Daniel Rascher, sports economist and professor at the University of San Francisco: If an owner is willing to put up most of the costs of construction and operation of the stadium, then the community can benefit. Given the relatively low number of events that are typically hosted at a football stadium (compared to an arena or baseball stadium), the economic benefits are not that large.
SI: Do you think it’s fair to use taxpayer money on NFL stadiums?

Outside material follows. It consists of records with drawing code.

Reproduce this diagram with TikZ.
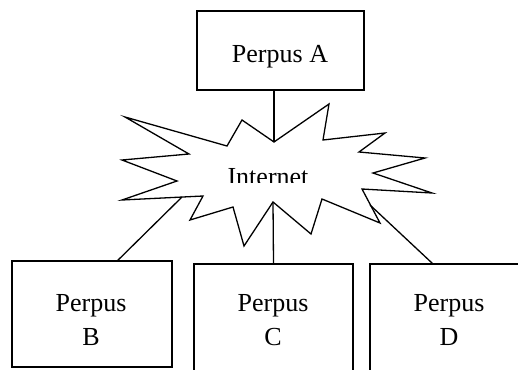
\documentclass[tikz,border=0pt]{standalone}
\usepackage{fontspec}
\setmainfont{Liberation Serif}
\usetikzlibrary{calc}
\begin{document}
\begin{tikzpicture}[x=1pt,y=-1pt,
  box/.style={draw, line width=1.4pt, rectangle, inner sep=0pt},
  lbl/.style={font=\fontsize{26}{30}\selectfont, anchor=base, inner sep=0pt},
  conn/.style={line width=1.3pt},
  burst/.style={draw, line width=1.3pt, fill=white, line join=miter}]
\useasboundingbox (0,0) rectangle (518,369);
\clip (0,0) rectangle (518,369);
% boxes
\node[box, minimum width=167pt, minimum height=79pt] (A) at (280.5,50.5) {};
\node[box, minimum width=160pt, minimum height=106pt] (B) at (92,314) {};
\node[box, minimum width=159pt, minimum height=140pt] (C) at (273.5,334) {};
\node[box, minimum width=170pt, minimum height=136pt] (D) at (455,332) {};
% labels
\node[lbl] (tA) at (280,63) {Perpus A};
\node[lbl] (tB1) at (91,311) {Perpus};
\node[lbl] (tB2) at (91,345) {B};
\node[lbl] (tC1) at (273,311) {Perpus};
\node[lbl] (tC2) at (273,345) {C};
\node[lbl] (tD1) at (449,311) {Perpus};
\node[lbl] (tD2) at (449,345) {D};
% starburst
\draw[burst] (274,142) coordinate (st)
  -- (329,104) -- (323,140) -- (385,133) -- (359,152) -- (425,158)
  -- (373,173) -- (432,193) -- (362,189) -- (380,223) -- (322,199)
  -- (311,234) -- (273,202) coordinate (sc) -- (244,246) -- (233,207)
  -- (190,220) -- (203,196) -- (122,200) -- (177,181) -- (122,160)
  -- (189,154) -- (125,117) -- (227,146) -- (242,120) -- cycle;
\coordinate (sb) at (182,197);
\coordinate (sd) at (370,205);
\begin{scope}
  \clip (200,150) rectangle (340,182);
  \node[lbl] (inet) at (268,185) {Internet};
\end{scope}
% connectors
\draw[conn] (st |- A.south) -- (st);
\draw[conn] (sb) -- ($(B.north west)!0.66!(B.north east)$);
\draw[conn] (sc) -- (C.north);
\draw[conn] (sd) -- ($(D.north west)+(63,0)$);
\end{tikzpicture}
\end{document}
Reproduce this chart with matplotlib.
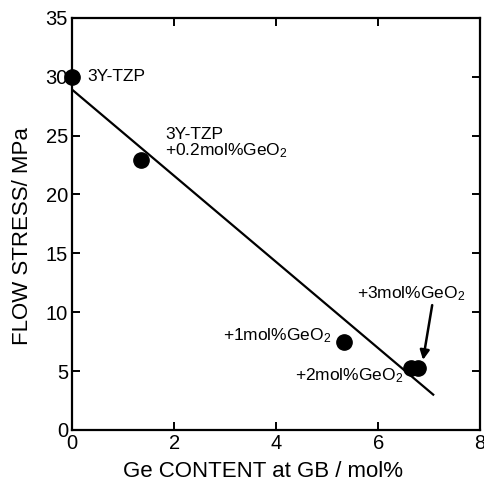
import matplotlib
matplotlib.use("Agg")
import matplotlib.pyplot as plt

plt.rcParams['font.family'] = ['Liberation Sans', 'DejaVu Sans']

# data
ge_content = [0.0, 1.35, 5.33, 6.65, 6.78]
flow_stress = [30.0, 22.9, 7.5, 5.25, 5.25]
fit_x = [0.0, 7.08]
fit_y = [28.9, 3.0]
xticks = [0, 2, 4, 6, 8]
yticks = [0, 5, 10, 15, 20, 25, 30, 35]

fig = plt.figure(figsize=(4.84, 4.82), dpi=100)
ax = fig.add_axes([0.149, 0.108, 0.843, 0.855])

ax.plot(fit_x, fit_y, color='black', lw=1.6, zorder=2)
ax.plot(ge_content, flow_stress, 'o', color='black', ms=11, zorder=3, clip_on=False)

ax.set_xlim(0, 8)
ax.set_ylim(0, 35)
ax.set_xticks(xticks)
ax.set_yticks(yticks)
ax.tick_params(direction='in', top=True, right=True, length=6, width=1.4,
               labelsize=14.5, pad=3)
for s in ax.spines.values():
    s.set_linewidth(1.6)

ax.set_xlabel('Ge CONTENT at GB / mol%', fontsize=16)
ax.xaxis.set_label_coords(0.468, -0.075)
ax.set_ylabel('FLOW STRESS/ MPa', fontsize=16)
ax.yaxis.set_label_coords(-0.097, 0.47)

fs = 12.5
gal = '$\\mathregular{GeO_2}$'
ax.text(0.29, 30.0, '3Y-TZP', fontsize=fs, va='center', ha='left')
ax.text(1.82, 25.7, '3Y-TZP\n+0.2mol%' + gal, fontsize=fs,
        va='top', ha='left', linespacing=0.95)
ax.text(5.08, 8.0, '+1mol%' + gal, fontsize=fs, va='center', ha='right')
ax.text(6.49, 4.6, '+2mol%' + gal, fontsize=fs, va='center', ha='right')
ax.text(5.59, 11.6, '+3mol%' + gal, fontsize=fs, va='center', ha='left')
ax.annotate('', xy=(6.88, 5.95), xytext=(7.06, 10.6),
            arrowprops=dict(arrowstyle='-|>', color='black', lw=1.8,
                            mutation_scale=14, shrinkA=0, shrinkB=0))

fig.savefig('out.png', dpi=100)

Matheson: If the city is saying we need to do this because this is a multi-billion dollar industry and spending this money is a good investment that is going to pay off for the city, that is almost certainly wrong and all of the economic evidence suggests that that’s wrong. However, if a government were to say, we are going to put this money in because it increases the quality of life, and we’re willing to pay money to make our citizens happier, most economists would be okay with that.
Zimbalist: Whether it’s right or not depends on the people in the town. If they’re doing it because somebody comes along and says, "This is going to be the cat’s meow for the local economy, it’s going to generate jobs, it’s going to generate income," then it’s not right. They’re being misled and the scholarly evidence suggests that there is no positive economic impact. If they understand that there is no economic jolt from it, but what they do get is a football team that’s fun and creates a greater sense of community, then they have to make a choice.

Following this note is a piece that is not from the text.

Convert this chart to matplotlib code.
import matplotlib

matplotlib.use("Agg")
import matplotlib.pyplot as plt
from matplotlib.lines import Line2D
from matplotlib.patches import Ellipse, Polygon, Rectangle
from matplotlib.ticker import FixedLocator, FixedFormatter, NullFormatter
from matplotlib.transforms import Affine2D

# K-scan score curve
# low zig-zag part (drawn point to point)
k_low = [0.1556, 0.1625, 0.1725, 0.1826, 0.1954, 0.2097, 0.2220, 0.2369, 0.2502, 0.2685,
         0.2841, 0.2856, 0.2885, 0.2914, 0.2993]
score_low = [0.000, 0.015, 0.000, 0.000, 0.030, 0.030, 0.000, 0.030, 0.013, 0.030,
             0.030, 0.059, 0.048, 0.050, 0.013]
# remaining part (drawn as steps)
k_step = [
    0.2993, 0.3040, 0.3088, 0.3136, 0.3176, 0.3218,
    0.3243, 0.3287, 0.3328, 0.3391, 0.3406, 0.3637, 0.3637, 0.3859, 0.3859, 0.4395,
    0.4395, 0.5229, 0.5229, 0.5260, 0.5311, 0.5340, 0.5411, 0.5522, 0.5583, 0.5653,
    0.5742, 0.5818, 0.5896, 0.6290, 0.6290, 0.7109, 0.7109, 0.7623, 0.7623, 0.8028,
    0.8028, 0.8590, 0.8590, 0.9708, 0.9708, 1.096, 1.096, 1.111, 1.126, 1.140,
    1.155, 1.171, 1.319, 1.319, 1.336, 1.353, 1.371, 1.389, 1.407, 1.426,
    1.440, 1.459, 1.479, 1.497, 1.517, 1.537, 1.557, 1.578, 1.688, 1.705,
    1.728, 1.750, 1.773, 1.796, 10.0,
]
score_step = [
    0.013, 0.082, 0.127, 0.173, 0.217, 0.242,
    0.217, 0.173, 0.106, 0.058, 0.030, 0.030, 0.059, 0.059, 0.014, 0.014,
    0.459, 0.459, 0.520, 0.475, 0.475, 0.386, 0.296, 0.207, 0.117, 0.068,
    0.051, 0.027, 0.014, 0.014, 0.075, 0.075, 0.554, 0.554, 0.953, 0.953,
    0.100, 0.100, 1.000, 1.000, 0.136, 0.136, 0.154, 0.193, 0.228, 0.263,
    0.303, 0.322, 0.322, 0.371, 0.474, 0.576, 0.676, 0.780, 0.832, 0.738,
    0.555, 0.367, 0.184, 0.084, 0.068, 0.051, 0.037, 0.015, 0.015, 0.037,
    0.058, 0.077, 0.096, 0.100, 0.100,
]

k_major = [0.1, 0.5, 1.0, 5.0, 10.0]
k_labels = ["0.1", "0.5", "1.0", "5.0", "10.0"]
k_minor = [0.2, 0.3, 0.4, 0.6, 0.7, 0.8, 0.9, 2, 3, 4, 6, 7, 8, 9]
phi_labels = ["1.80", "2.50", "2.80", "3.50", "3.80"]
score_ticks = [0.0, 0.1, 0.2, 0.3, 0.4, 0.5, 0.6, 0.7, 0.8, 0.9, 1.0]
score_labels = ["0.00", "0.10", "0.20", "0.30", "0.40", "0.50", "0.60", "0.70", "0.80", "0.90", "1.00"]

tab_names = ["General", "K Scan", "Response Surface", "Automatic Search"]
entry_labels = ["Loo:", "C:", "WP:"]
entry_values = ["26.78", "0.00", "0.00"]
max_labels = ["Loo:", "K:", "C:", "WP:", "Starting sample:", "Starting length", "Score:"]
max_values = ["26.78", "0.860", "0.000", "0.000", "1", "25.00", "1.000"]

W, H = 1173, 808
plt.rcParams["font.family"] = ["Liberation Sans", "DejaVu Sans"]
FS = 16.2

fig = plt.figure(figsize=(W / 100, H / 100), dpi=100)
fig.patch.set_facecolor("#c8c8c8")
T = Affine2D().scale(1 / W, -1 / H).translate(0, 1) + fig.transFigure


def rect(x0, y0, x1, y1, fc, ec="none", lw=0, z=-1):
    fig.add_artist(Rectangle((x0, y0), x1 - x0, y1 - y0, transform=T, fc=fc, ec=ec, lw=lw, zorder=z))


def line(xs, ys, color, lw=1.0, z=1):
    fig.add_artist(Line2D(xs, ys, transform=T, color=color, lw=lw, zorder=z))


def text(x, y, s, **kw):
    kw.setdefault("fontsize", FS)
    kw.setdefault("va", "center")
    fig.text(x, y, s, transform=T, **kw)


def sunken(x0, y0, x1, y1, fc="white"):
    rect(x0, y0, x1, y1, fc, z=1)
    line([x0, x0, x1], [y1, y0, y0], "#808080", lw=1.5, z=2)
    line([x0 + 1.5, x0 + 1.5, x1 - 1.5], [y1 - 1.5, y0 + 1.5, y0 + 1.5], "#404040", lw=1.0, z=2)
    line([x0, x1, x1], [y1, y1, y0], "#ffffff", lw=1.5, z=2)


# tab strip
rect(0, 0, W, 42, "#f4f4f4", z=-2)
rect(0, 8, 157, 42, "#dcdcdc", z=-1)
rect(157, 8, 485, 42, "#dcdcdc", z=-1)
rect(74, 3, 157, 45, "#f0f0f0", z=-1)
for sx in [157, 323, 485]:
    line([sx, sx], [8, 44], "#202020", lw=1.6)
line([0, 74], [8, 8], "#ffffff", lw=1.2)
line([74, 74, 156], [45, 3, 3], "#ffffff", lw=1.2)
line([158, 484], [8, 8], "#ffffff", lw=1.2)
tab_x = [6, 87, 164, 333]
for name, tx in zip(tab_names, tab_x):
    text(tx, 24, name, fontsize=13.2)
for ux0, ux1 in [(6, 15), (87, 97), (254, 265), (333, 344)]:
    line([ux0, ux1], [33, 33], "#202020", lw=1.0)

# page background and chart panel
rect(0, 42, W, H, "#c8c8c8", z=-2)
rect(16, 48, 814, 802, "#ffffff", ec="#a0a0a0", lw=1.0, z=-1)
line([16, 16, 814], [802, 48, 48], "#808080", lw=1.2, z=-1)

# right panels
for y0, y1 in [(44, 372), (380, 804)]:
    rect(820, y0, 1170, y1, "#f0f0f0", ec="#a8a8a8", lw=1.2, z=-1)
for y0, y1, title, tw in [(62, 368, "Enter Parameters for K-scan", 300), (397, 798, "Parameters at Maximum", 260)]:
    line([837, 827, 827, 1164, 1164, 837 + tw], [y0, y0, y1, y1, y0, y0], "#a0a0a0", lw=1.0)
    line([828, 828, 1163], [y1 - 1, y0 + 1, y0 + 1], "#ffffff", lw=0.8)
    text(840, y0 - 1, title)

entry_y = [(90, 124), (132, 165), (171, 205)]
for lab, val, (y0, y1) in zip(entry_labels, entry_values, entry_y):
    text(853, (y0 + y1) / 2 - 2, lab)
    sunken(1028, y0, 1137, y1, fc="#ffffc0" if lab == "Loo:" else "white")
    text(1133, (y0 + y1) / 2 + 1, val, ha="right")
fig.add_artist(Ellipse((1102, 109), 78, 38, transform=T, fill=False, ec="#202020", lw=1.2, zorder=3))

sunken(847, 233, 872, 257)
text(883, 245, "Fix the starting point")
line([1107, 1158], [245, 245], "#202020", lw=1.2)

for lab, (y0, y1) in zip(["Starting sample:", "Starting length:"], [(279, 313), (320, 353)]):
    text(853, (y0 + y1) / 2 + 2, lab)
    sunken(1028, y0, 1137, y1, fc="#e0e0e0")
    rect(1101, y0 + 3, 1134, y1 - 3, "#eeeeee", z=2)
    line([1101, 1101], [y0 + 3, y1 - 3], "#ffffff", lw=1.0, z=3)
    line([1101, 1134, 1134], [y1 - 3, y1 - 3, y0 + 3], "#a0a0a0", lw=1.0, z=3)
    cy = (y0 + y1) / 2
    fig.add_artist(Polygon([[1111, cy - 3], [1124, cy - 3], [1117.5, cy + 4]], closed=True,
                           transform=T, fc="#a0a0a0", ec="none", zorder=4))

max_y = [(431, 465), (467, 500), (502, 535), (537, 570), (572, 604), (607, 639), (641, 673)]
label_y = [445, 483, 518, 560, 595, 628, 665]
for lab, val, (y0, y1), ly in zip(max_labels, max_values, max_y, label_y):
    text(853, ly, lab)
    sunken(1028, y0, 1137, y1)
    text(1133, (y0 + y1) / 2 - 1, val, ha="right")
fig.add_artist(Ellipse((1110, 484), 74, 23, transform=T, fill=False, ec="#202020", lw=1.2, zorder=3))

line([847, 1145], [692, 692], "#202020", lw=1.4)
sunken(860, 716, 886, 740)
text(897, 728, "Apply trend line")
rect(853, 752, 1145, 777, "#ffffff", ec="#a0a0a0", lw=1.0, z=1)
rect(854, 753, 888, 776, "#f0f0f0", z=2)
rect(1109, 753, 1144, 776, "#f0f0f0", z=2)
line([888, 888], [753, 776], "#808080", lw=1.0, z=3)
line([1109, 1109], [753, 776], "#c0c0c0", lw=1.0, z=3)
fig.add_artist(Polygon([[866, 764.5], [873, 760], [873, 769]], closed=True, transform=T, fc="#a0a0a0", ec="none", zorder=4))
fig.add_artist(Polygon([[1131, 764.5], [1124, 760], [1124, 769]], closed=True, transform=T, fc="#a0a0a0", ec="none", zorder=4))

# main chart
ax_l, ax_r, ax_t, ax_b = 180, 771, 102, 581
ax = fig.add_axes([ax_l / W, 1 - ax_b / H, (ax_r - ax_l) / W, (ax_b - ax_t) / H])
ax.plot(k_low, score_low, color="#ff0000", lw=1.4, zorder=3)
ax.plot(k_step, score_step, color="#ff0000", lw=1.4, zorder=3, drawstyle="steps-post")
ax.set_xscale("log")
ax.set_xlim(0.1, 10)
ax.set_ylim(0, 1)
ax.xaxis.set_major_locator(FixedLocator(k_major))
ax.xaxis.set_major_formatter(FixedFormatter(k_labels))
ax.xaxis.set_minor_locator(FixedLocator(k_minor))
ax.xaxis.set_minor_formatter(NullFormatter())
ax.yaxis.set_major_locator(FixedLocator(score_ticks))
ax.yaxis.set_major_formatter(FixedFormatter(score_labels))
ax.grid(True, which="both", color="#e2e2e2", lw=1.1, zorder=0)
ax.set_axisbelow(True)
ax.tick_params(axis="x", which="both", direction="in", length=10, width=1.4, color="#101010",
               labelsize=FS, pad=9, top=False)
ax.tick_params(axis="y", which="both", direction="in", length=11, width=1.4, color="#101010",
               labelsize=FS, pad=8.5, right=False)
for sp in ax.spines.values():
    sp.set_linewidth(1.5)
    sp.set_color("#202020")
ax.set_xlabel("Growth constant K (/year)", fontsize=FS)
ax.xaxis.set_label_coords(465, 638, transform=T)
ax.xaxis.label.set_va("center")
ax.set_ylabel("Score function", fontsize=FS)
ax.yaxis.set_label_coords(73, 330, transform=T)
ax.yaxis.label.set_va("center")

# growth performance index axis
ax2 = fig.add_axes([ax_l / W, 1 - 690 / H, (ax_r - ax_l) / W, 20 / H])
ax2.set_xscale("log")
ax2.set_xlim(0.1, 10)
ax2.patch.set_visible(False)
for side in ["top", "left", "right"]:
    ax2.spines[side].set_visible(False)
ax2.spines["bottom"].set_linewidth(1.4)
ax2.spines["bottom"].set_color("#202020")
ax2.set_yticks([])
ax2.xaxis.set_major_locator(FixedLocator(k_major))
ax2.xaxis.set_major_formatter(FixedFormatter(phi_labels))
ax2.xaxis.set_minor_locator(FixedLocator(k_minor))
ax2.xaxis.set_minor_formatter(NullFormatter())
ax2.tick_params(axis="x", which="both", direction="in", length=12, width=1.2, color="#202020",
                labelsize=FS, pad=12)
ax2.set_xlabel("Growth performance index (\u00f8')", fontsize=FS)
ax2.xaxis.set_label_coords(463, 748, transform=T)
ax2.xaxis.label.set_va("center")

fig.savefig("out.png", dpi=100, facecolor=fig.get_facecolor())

SI: Does it ever make sense for taxpayers to pay for stadiums? Will taxpayers ever make back the hundreds of millions they spend on stadiums?

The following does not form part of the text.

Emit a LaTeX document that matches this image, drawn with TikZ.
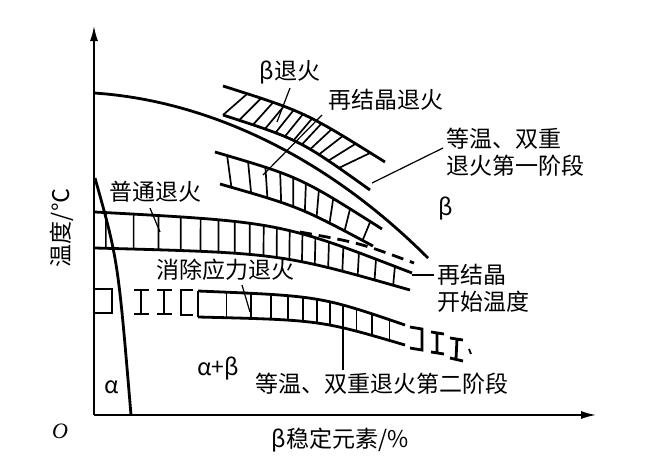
\documentclass[tikz,border=0pt]{standalone}
\usepackage{fontspec}
\setmainfont{Liberation Serif}
\newfontfamily\cjk{Noto Sans CJK SC}
\usetikzlibrary{arrows.meta}
\begin{document}
\begin{tikzpicture}[x=1pt,y=1pt,
  ln/.style={line width=2.8pt},
  tk/.style={line width=1.7pt},
  lab/.style={font=\cjk\fontsize{23}{27}\selectfont, inner sep=0pt},
  ld/.style={line width=1.2pt}]
\useasboundingbox (0,0) rectangle (666,-461);
% axes
\coordinate (O) at (94,-415);
\coordinate (Ytop) at (94,-26);
\coordinate (Xend) at (596,-415);
\draw[line width=1.5pt,-{Latex[length=15pt,width=8pt]}] (O) -- (Ytop);
\draw[line width=1.5pt,-{Latex[length=15pt,width=8pt]}] (O) -- (Xend);
% transus
\draw[ln] (94,-93) .. controls (200,-100) and (320,-150) .. (428,-258);
% alpha boundary
\draw[ln] (95,-178) .. controls (118,-260) .. (131,-415);
% hatched band
\draw[ln] (223,-86) .. controls (305,-112) .. (385,-162);
\draw[ln] (223,-115) .. controls (300,-140) .. (370,-190);
\foreach \t in {0.0,0.075,...,0.89}{
  \path (223,-115) .. controls (300,-140) .. (370,-190) coordinate[pos=\t] (hl);
  \pgfmathsetmacro\s{\t+0.11}
  \path (223,-86) .. controls (305,-112) .. (385,-162) coordinate[pos=\s] (hu);
  \draw[tk] (hl) -- (hu);}
% recrystallisation band
\draw[ln] (215,-152) .. controls (300,-177) .. (382,-229);
\draw[ln] (220,-184) .. controls (300,-207) .. (373,-246);
\foreach \t in {0.05,0.15,...,0.99}{
  \path (215,-152) .. controls (300,-177) .. (382,-229) coordinate[pos=\t] (ru);
  \path (220,-184) .. controls (300,-207) .. (373,-246) coordinate[pos=\t] (rl);
  \draw[tk] (ru) -- (rl);}
% ordinary annealing band
\draw[ln] (95,-212) .. controls (280,-222) .. (412,-273);
\draw[ln] (95,-248) .. controls (280,-253) .. (410,-290);
\foreach \t in {0.02,0.075,...,0.99}{
  \path (95,-212) .. controls (280,-222) .. (412,-273) coordinate[pos=\t] (pu);
  \path (95,-248) .. controls (280,-253) .. (410,-290) coordinate[pos=\t] (pl);
  \draw[tk] (pu) -- (pl);}
% dashed line
\draw[ln,dash pattern=on 12pt off 7pt] (300,-232) .. controls (360,-243) .. (414,-263);
% stress relief band
\draw[ln] (198,-291) .. controls (320,-296) .. (405,-325);
\draw[ln] (198,-317) .. controls (320,-320) .. (405,-345);
\foreach \t in {0,0.085,...,1.01}{
  \path (198,-291) .. controls (320,-296) .. (405,-325) coordinate[pos=\t] (su);
  \path (198,-317) .. controls (320,-320) .. (405,-345) coordinate[pos=\t] (sl);
  \draw[tk] (su) -- (sl);}
% broken left part
\draw[ln] (95,-289) -- (112,-289) -- (112,-313) -- (95,-313);
\draw[ln] (134,-290) -- (149,-290) (141,-290) -- (141,-314) (134,-314) -- (149,-314);
\draw[ln] (157,-290) -- (172,-290) (164,-290) -- (164,-314) (157,-314) -- (172,-314);
\draw[ln] (193,-290) -- (181,-290) -- (181,-315) -- (193,-315);
% broken right tail
\draw[ln] (410,-327) -- (422,-329) -- (422,-350) -- (410,-348);
\draw[ln] (431,-332) -- (444,-334) (437,-333) -- (437,-353) (431,-352) -- (444,-354);
\draw[ln] (450,-338) -- (463,-340) (457,-339) -- (456,-359) (450,-358) -- (463,-361);
\draw[line width=1.8pt] (469,-349) -- (471,-354);
% labels
\node[lab] (bA) at (290,-72) {β退火};
\node[lab] (rA) at (386,-100) {再结晶退火};
\node[lab,align=left,anchor=west] (i1) at (446,-152) {等温、双重\\退火第一阶段};
\node[lab] (beta) at (446,-208) {β};
\node[lab] (pA) at (155,-192) {普通退火};
\node[lab,align=left,anchor=west] (rs) at (437,-288) {再结晶\\开始温度};
\node[lab] (sA) at (225,-270) {消除应力退火};
\node[lab] (ab) at (218,-368) {α+β};
\node[lab] (i2) at (382,-384) {等温、双重退火第二阶段};
\node[lab] (al) at (112,-387) {α};
\node[font=\itshape\fontsize{22}{26}\selectfont] (o) at (60,-431) {O};
\node[lab] (xl) at (340,-440) {β稳定元素/\%};
\node[lab,rotate=90] (yl) at (62,-228) {温度/℃};
% leaders
\coordinate (bA1) at (290,-88); \coordinate (bA2) at (277,-122);
\draw[ld] (bA1) -- (bA2);
\coordinate (rA1) at (322,-115); \coordinate (rA2) at (263,-175);
\draw[ld] (rA1) -- (rA2);
\coordinate (i1a) at (443,-148); \coordinate (i1b) at (372,-183);
\draw[ld] (i1a) -- (i1b);
\coordinate (pA1) at (150,-208); \coordinate (pA2) at (160,-232);
\draw[ld] (pA1) -- (pA2);
\coordinate (rs1) at (434,-275); \coordinate (rs2) at (412,-275);
\draw[ld] (rs1) -- (rs2);
\coordinate (sA1) at (242,-285); \coordinate (sA2) at (250,-312);
\draw[ld] (sA1) -- (sA2);
\coordinate (i2a) at (343,-325); \coordinate (i2b) at (343,-370);
\draw[ld] (i2a) -- (i2b);
\end{tikzpicture}
\end{document}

Von Allmen: There is a substantial body of economic research indicating that funding stadiums is not a successful economic development strategy. That said, if we think of hosting a football team as more of a consumption good instead of an economic development engine, taxpayers may decide that they would like to subsidize a team. City parks, for example, don’t generate revenue, but they are important resources that improve the quality of life for residents.
Humphreys: New teams and facilities do not generate tangible positive economic benefits. However, it may make sense for taxpayers to subsidize stadiums because of the intangible "feel-good" effects like sense of community pride, world class city status, etc.
Rascher: The outlay of public funding for a stadium won't likely come back into the government's coffers. If the local residents who are indirectly paying for the public's portion of the funding (via taxes collected) want a team because it makes them happier, then that might be a reason to fund it. Think of a public park—it might not make money directly for the local government, but it provides an increased quality of life and that has a value.
SI: Why do cities continue to allow public money to be used toward stadiums?
Humphreys: Cities continue to provide subsidies because, as a matter of public policy, we have given teams and leagues special status under anti-trust law that gives them the upper hand in negotiations with cities over subsidies. L.A. had no team for 20-plus years because the NFL controls where teams are located and left that market open so that owners could threaten to move. If the NFL did not enjoy special anti-trust status, a new team would have opened in L.A. immediately after the Rams left in 1994. Again, the U.S. has in place a policy which aids teams in extracting subsidies from local taxpayers. Until this policy is changed, teams will continue to get subsidies.
SI: If you had been advising San Diego and St. Louis throughout this process, what would you have told them?
Matheson: I would advise them to let the teams go. I don’t think these teams are worth that amount of money. We don’t spend that sort of money on anything else. Way more people go to movies every year than go to NFL games, yet we don’t have the government build movie theaters. I would also say government should make it as easy possible to let people build stadiums how they want, when they want and where they want. Make things easy. If they want to build a stadium with their own money, make it easy.
Zimbalist: If they’re doing it because they think it’s going to help the economy, I’d say don’t do it. If they’re doing it because they think it’s an important cultural and social value to the community, then I’d say okay, do it, but you’re going to have to spend a lot of money. Because the NFL, they’ll put up a $200 million [loan] to the stadium, and maybe the Spanos’s will put up a little bit—they’re not particularly wealthy, as NFL owners go—and to balance the stadium with the land and the infrastructure is ultimately going to cost close to a billion dollars, and maybe more. Is it worth it to your community?
Von Allmen: I would simply recommend that the city think carefully about the opportunity cost of providing those funds. Cities do not have an endless supply of funds or capacity to raise them. Money that is spent on one thing is not available for anything else.
Humphreys: I would tell them to let the team owner and league build the stadium, or let the teams leave. Subsidies for pro sports have opportunity costs. St. Louis and San Diego have many, many more pressing and important things to spend $300-plus million on than a new football stadium.